Michael Santo

We've said it before: while one reason that goods from China --- and other countries --- are manufactured so cheaply is low wages, also included is the lack of humane worker treatment, lack of worker rights, and lack of environmental and safety standard (or at least enforcement). On Thursday, Jan. 26, 2012, the New York Times might have set itself up for a Pulitzer Prize with the story "In China, Human Costs Are Built Into an iPad."

It was only a few weeks ago that Hon Hai(Foxconn parent company) chair Terry Guo said:

"Hon Hai has a workforce of over one million worldwide and as human beings are also animals, to manage one million animals gives me a headache."

While some said he was kidding when he said that, it's true that Guo invited Chin Shih-chien, who is the director of Taipei Zoo, to his company to teach his own managers exactly how animals should be "managed."

That is just the tip of the iceberg. As the Times notes, before the blast that tore through Foxconn's Chengdu plant in 2011, the Hong Kong-based watchdog group Students and Scholars Against Corporate Misbehaviour (SACOM) issued a report detailing safety concerns and more at Foxconn plants --- including Chengdu.

Prior to that, of course, were the 2010 employee suicides occurring at Foxconn. Apple noted the suicides in its 2011 Supplier Responsibility Report, which covered 2010, but if you were to ask the question "are things improving," the answer would be no. A look at Apple's 2012 Supplier Responsibility Report shows that Apple puts up a good front, but things are not getting better.

To be clear, it's not just Apple. Other companies use Foxconn as well, and the problems exist not just at Foxconn, but other manufacturers, too. It also affects manufacturers in other market segments; we recall a Dateline expose of a clothing manufacturer possibly a decade ago that was shocking.

None of this is new news. It's been around for years. What's interesting is the following statement from a former Apple executive, who spoke under condition of anonymity:

“We’ve known about labor abuses in some factories for four years, and they’re still going on. Why? Because the system works for us. Suppliers would change everything tomorrow if Apple told them they didn’t have another choice. If half of iPhones were malfunctioning, do you think Apple would let it go on for four years?”

Another former Apple executive said, “We’re trying really hard to make things better. But most people would still be really disturbed if they saw where their iPhone comes from.”

Once again, this shouldn't shock consumers. Apple is a corporation. Its goal is to make money for its shareholders, which it does quite well.

Li Mingqi, who until April worked in management at Foxconn said, “Apple never cared about anything other than increasing product quality and decreasing production cost. Workers’ welfare has nothing to do with their interests." Li is suing Foxconn over his dismissal, and helped manage the Chengdu factory where the 2011 explosion occurred.

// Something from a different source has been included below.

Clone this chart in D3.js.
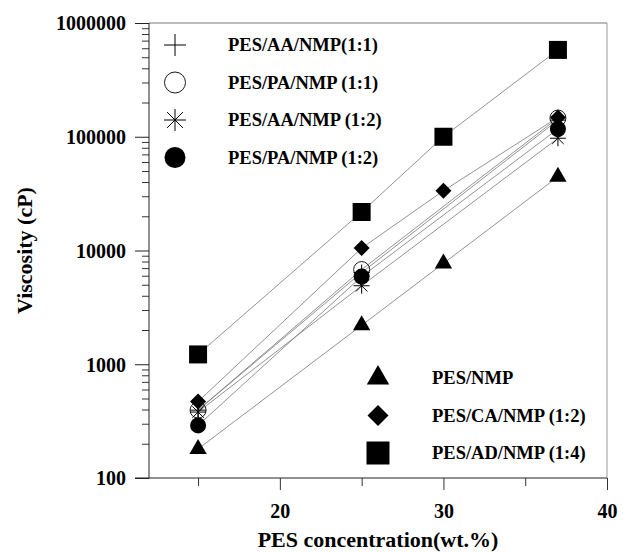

As we said, it isn't the first such expose. In December of 2010, the same year as the Foxconn suicides, Jordan Pouille, a French journalist, wrote a report: "Why I don’t want an iPhone for Christmas."

Why then, do consumers not rise up in protest? When these stories emerge, there is a short period of backlash, and then people go back to wanting their cheap iPhones, MacBooks, and HDTVs. Be honest with yourself: you would prefer to not know --- or not think about --- these crimes (and that's what they are) against other human beings.

Admit it. We'll wait, and admit to it ourselves. It's a form of selfishness, to be sure.

A current Apple executive put it succinctly, "You can either manufacture in comfortable, worker-friendly factories, or you can reinvent the product every year, and make it better and faster and cheaper, which requires factories that seem harsh by American standards. And right now, customers care more about a new iPhone than working conditions in China."

The real reason manufacturing won't return to the U.S. is the dirty little "secret" that's not a secret, above.